WHAT TO WORK ON:
Transcribe all the entries word for word, omitting any pictures they contain.

Entries with chart source code:
►
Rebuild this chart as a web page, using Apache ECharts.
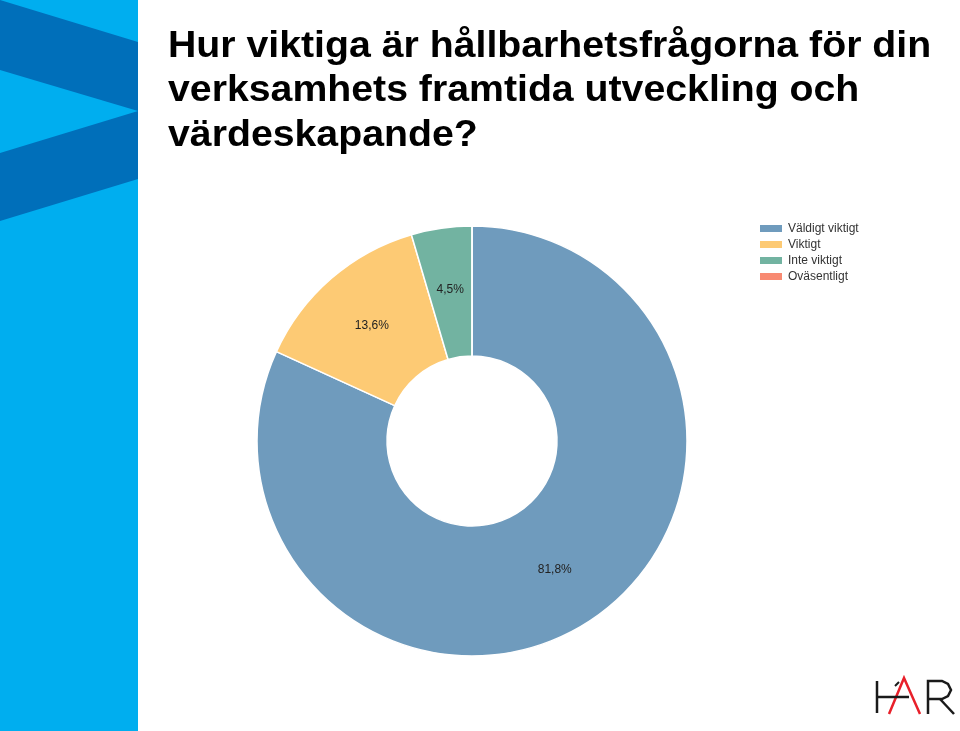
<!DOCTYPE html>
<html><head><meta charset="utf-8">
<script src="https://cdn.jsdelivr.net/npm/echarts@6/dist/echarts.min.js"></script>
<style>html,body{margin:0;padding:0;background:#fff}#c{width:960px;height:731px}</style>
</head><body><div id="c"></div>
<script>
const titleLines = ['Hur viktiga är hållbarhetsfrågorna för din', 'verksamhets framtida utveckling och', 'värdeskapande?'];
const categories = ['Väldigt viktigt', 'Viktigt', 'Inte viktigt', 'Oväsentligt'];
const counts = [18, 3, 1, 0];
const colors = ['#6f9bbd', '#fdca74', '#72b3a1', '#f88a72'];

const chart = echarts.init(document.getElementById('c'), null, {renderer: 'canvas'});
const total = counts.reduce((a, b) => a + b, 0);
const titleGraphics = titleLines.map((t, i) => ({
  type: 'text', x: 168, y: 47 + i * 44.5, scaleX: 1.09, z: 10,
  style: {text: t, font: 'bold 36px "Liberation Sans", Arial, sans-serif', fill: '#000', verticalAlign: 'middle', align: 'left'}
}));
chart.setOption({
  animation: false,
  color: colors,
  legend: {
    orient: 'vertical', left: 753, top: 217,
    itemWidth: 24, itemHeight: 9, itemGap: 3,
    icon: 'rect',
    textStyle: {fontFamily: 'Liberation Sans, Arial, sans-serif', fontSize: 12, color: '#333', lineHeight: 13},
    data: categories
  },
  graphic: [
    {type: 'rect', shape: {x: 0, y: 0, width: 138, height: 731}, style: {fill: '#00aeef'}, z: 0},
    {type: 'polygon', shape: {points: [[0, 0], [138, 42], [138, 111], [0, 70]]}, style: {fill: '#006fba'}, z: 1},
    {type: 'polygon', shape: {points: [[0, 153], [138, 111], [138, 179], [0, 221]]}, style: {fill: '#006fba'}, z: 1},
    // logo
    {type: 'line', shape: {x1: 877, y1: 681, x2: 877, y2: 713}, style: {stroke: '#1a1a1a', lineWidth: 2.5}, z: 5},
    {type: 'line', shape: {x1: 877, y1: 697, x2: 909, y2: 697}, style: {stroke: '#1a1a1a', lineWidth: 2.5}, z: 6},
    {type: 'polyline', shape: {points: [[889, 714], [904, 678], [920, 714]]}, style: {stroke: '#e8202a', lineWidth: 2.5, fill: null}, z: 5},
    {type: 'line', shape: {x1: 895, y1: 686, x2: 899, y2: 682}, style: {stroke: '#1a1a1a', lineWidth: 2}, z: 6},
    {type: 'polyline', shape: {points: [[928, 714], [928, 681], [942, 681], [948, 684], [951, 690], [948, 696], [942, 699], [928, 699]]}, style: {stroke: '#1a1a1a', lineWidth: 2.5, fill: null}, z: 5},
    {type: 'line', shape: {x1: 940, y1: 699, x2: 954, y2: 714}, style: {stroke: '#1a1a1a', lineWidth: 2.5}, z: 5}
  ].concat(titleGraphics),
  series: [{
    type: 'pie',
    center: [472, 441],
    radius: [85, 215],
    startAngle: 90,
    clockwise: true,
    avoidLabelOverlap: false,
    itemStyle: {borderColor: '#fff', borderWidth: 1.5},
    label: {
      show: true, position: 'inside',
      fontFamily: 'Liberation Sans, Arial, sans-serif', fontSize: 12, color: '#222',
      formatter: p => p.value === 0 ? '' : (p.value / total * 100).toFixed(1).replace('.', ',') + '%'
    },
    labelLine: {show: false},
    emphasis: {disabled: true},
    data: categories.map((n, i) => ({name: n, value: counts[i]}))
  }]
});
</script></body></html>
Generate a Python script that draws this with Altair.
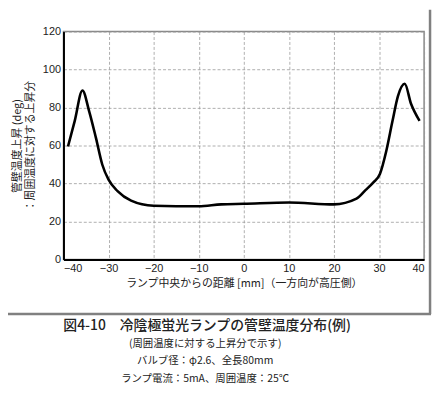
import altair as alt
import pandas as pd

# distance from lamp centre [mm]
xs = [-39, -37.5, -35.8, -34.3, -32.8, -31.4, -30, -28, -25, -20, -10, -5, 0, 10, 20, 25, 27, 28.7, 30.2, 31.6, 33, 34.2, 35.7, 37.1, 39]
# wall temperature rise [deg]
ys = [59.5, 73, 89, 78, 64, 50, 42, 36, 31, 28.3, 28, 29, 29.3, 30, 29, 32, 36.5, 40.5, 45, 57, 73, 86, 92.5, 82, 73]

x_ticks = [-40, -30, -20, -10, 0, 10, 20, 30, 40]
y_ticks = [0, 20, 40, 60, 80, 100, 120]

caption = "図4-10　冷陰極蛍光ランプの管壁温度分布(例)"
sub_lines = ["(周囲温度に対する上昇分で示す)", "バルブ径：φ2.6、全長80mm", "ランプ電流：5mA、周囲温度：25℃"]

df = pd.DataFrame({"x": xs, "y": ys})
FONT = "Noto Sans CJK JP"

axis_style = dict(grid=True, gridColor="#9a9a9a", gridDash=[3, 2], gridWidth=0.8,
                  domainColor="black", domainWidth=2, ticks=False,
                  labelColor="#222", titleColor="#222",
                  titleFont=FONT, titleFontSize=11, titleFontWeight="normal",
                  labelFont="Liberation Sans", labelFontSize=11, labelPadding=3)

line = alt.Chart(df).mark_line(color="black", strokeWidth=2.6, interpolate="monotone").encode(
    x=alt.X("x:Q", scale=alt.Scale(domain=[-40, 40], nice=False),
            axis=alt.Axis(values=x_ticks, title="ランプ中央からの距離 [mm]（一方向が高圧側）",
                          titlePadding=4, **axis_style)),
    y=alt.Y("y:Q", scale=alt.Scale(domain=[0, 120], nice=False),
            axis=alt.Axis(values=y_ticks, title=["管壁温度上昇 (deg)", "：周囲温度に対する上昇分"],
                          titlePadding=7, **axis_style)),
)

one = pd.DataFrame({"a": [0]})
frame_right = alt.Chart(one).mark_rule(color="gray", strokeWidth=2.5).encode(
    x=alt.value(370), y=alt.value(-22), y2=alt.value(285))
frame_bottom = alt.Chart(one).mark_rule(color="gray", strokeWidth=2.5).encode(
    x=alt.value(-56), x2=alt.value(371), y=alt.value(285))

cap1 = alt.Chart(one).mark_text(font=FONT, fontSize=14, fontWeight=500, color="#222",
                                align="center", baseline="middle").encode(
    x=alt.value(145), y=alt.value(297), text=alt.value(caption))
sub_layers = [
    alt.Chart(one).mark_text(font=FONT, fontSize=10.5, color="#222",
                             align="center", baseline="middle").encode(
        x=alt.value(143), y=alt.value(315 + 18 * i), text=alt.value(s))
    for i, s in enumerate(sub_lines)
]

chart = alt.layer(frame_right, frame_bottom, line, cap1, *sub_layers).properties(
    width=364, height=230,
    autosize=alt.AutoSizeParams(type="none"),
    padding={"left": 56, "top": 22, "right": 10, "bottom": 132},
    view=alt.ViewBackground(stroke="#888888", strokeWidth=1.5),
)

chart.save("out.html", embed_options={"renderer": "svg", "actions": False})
◄
EXERCISE OUTPUT:
Rebuild this chart as a web page, using Apache ECharts.
<!DOCTYPE html>
<html><head><meta charset="utf-8">
<script src="https://cdn.jsdelivr.net/npm/echarts@6/dist/echarts.min.js"></script>
<style>html,body{margin:0;padding:0;background:#fff}#c{width:960px;height:731px}</style>
</head><body><div id="c"></div>
<script>
const titleLines = ['Hur viktiga är hållbarhetsfrågorna för din', 'verksamhets framtida utveckling och', 'värdeskapande?'];
const categories = ['Väldigt viktigt', 'Viktigt', 'Inte viktigt', 'Oväsentligt'];
const counts = [18, 3, 1, 0];
const colors = ['#6f9bbd', '#fdca74', '#72b3a1', '#f88a72'];

const chart = echarts.init(document.getElementById('c'), null, {renderer: 'canvas'});
const total = counts.reduce((a, b) => a + b, 0);
const titleGraphics = titleLines.map((t, i) => ({
  type: 'text', x: 168, y: 47 + i * 44.5, scaleX: 1.09, z: 10,
  style: {text: t, font: 'bold 36px "Liberation Sans", Arial, sans-serif', fill: '#000', verticalAlign: 'middle', align: 'left'}
}));
chart.setOption({
  animation: false,
  color: colors,
  legend: {
    orient: 'vertical', left: 753, top: 217,
    itemWidth: 24, itemHeight: 9, itemGap: 3,
    icon: 'rect',
    textStyle: {fontFamily: 'Liberation Sans, Arial, sans-serif', fontSize: 12, color: '#333', lineHeight: 13},
    data: categories
  },
  graphic: [
    {type: 'rect', shape: {x: 0, y: 0, width: 138, height: 731}, style: {fill: '#00aeef'}, z: 0},
    {type: 'polygon', shape: {points: [[0, 0], [138, 42], [138, 111], [0, 70]]}, style: {fill: '#006fba'}, z: 1},
    {type: 'polygon', shape: {points: [[0, 153], [138, 111], [138, 179], [0, 221]]}, style: {fill: '#006fba'}, z: 1},
    // logo
    {type: 'line', shape: {x1: 877, y1: 681, x2: 877, y2: 713}, style: {stroke: '#1a1a1a', lineWidth: 2.5}, z: 5},
    {type: 'line', shape: {x1: 877, y1: 697, x2: 909, y2: 697}, style: {stroke: '#1a1a1a', lineWidth: 2.5}, z: 6},
    {type: 'polyline', shape: {points: [[889, 714], [904, 678], [920, 714]]}, style: {stroke: '#e8202a', lineWidth: 2.5, fill: null}, z: 5},
    {type: 'line', shape: {x1: 895, y1: 686, x2: 899, y2: 682}, style: {stroke: '#1a1a1a', lineWidth: 2}, z: 6},
    {type: 'polyline', shape: {points: [[928, 714], [928, 681], [942, 681], [948, 684], [951, 690], [948, 696], [942, 699], [928, 699]]}, style: {stroke: '#1a1a1a', lineWidth: 2.5, fill: null}, z: 5},
    {type: 'line', shape: {x1: 940, y1: 699, x2: 954, y2: 714}, style: {stroke: '#1a1a1a', lineWidth: 2.5}, z: 5}
  ].concat(titleGraphics),
  series: [{
    type: 'pie',
    center: [472, 441],
    radius: [85, 215],
    startAngle: 90,
    clockwise: true,
    avoidLabelOverlap: false,
    itemStyle: {borderColor: '#fff', borderWidth: 1.5},
    label: {
      show: true, position: 'inside',
      fontFamily: 'Liberation Sans, Arial, sans-serif', fontSize: 12, color: '#222',
      formatter: p => p.value === 0 ? '' : (p.value / total * 100).toFixed(1).replace('.', ',') + '%'
    },
    labelLine: {show: false},
    emphasis: {disabled: true},
    data: categories.map((n, i) => ({name: n, value: counts[i]}))
  }]
});
</script></body></html>
Generate a Python script that draws this with Altair.
import altair as alt
import pandas as pd

# distance from lamp centre [mm]
xs = [-39, -37.5, -35.8, -34.3, -32.8, -31.4, -30, -28, -25, -20, -10, -5, 0, 10, 20, 25, 27, 28.7, 30.2, 31.6, 33, 34.2, 35.7, 37.1, 39]
# wall temperature rise [deg]
ys = [59.5, 73, 89, 78, 64, 50, 42, 36, 31, 28.3, 28, 29, 29.3, 30, 29, 32, 36.5, 40.5, 45, 57, 73, 86, 92.5, 82, 73]

x_ticks = [-40, -30, -20, -10, 0, 10, 20, 30, 40]
y_ticks = [0, 20, 40, 60, 80, 100, 120]

caption = "図4-10　冷陰極蛍光ランプの管壁温度分布(例)"
sub_lines = ["(周囲温度に対する上昇分で示す)", "バルブ径：φ2.6、全長80mm", "ランプ電流：5mA、周囲温度：25℃"]

df = pd.DataFrame({"x": xs, "y": ys})
FONT = "Noto Sans CJK JP"

axis_style = dict(grid=True, gridColor="#9a9a9a", gridDash=[3, 2], gridWidth=0.8,
                  domainColor="black", domainWidth=2, ticks=False,
                  labelColor="#222", titleColor="#222",
                  titleFont=FONT, titleFontSize=11, titleFontWeight="normal",
                  labelFont="Liberation Sans", labelFontSize=11, labelPadding=3)

line = alt.Chart(df).mark_line(color="black", strokeWidth=2.6, interpolate="monotone").encode(
    x=alt.X("x:Q", scale=alt.Scale(domain=[-40, 40], nice=False),
            axis=alt.Axis(values=x_ticks, title="ランプ中央からの距離 [mm]（一方向が高圧側）",
                          titlePadding=4, **axis_style)),
    y=alt.Y("y:Q", scale=alt.Scale(domain=[0, 120], nice=False),
            axis=alt.Axis(values=y_ticks, title=["管壁温度上昇 (deg)", "：周囲温度に対する上昇分"],
                          titlePadding=7, **axis_style)),
)

one = pd.DataFrame({"a": [0]})
frame_right = alt.Chart(one).mark_rule(color="gray", strokeWidth=2.5).encode(
    x=alt.value(370), y=alt.value(-22), y2=alt.value(285))
frame_bottom = alt.Chart(one).mark_rule(color="gray", strokeWidth=2.5).encode(
    x=alt.value(-56), x2=alt.value(371), y=alt.value(285))

cap1 = alt.Chart(one).mark_text(font=FONT, fontSize=14, fontWeight=500, color="#222",
                                align="center", baseline="middle").encode(
    x=alt.value(145), y=alt.value(297), text=alt.value(caption))
sub_layers = [
    alt.Chart(one).mark_text(font=FONT, fontSize=10.5, color="#222",
                             align="center", baseline="middle").encode(
        x=alt.value(143), y=alt.value(315 + 18 * i), text=alt.value(s))
    for i, s in enumerate(sub_lines)
]

chart = alt.layer(frame_right, frame_bottom, line, cap1, *sub_layers).properties(
    width=364, height=230,
    autosize=alt.AutoSizeParams(type="none"),
    padding={"left": 56, "top": 22, "right": 10, "bottom": 132},
    view=alt.ViewBackground(stroke="#888888", strokeWidth=1.5),
)

chart.save("out.html", embed_options={"renderer": "svg", "actions": False})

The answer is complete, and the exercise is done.